10. The system of claim 9, wherein the operations further comprise: (i) generating a latent variable representing one or more hidden factors influencing the dataset and the missing value and (ii) utilizing a set of inducing variables to approximate a Gaussian process, wherein the set of inducing variables optimizes computational complexity.

11. The system of claim 10, wherein the operations further comprise mapping the latent variable to the output prediction by using a latent mapping function, wherein the latent mapping function is configured to generate predictions with associated uncertainty estimates.

12. The system of claim 9, wherein the training process further comprises optimizing the model parameters through stochastic variational inference, and wherein the training process comprises using a cross-validation technique to evaluate a performance metric of the machine-learning model on different subsets of the dataset.

13. The system of claim 9, wherein the operations further comprise:

generating a confidence interval for the output prediction, wherein the confidence interval is used to determine a reliability of the output prediction; and

preprocessing the dataset by normalizing the data points and encoding categorical variables into numerical formats, and wherein the DKL-GP framework is implemented using a neural network with a plurality of hidden layers.

14. The system of claim 9, wherein a Pólya-Gamma scaling factor is applied iteratively during the training process to adjust a learning rate of the machine-learning model.

15. The system of claim 9, wherein a plurality of inducing variables for the DKL-GP framework are selected based on a clustering algorithm that groups similar data points together, and wherein the operations further comprise generating synthetic data points to augment the dataset during training.

16. A non-transitory computer-readable medium comprising instructions executable by a processor to cause the processor to perform operations comprising:

receiving a dataset comprising a plurality of data records, wherein at least one data dimension of the plurality of data records indicates a missing value;

identifying the missing value within the dataset using a missing data indicator;

processing the dataset by applying a deep kernel learning with Gaussian processes (DKL-GP) framework;

learning a set of embeddings representing a particular pattern of missing values to facilitate an output prediction generated by applying the DKL-GP framework to the dataset;

adjusting an objective function of a machine-learning model within the DKL-GP framework by optimizing model parameters in a training process to generate a trained machine-learning model; and

saving the trained machine-learning model for subsequent use in making predictions.

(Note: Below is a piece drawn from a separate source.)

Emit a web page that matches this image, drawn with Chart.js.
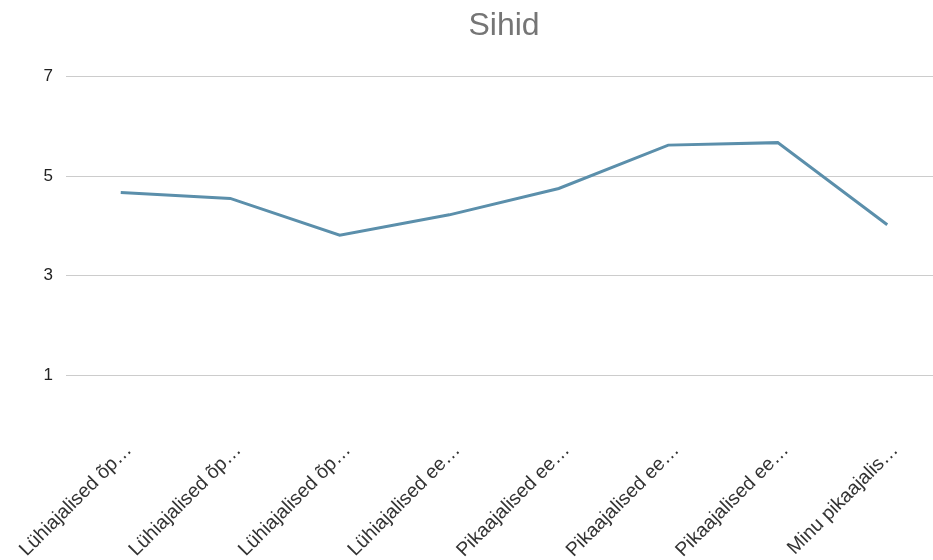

17. The non-transitory computer-readable medium of claim 16, wherein the operations further comprise: (i) generating a latent variable representing one or more hidden factors influencing the dataset and the missing value and (ii) utilizing a set of inducing variables to approximate a Gaussian process, wherein the set of inducing variables optimizes computational complexity.

18. The non-transitory computer-readable medium of claim 17, wherein the operations further comprise mapping the latent variable to the output prediction by using a latent mapping function, wherein the latent mapping function is configured to generate predictions with associated uncertainty estimates.

19. The non-transitory computer-readable medium of claim 16, wherein the training process further comprises optimizing the model parameters through stochastic variational inference, and wherein the training process comprises using a cross-validation technique to evaluate a performance metric of the machine-learning model on different subsets of the dataset.

20. The non-transitory computer-readable medium of claim 16, wherein the operations further comprise:

generating a confidence interval for the output prediction, wherein the confidence interval is used to determine a reliability of the output prediction; and

preprocessing the dataset by normalizing the data points and encoding categorical variables into numerical formats, and wherein the DKL-GP framework is implemented using a neural network with a plurality of hidden layers.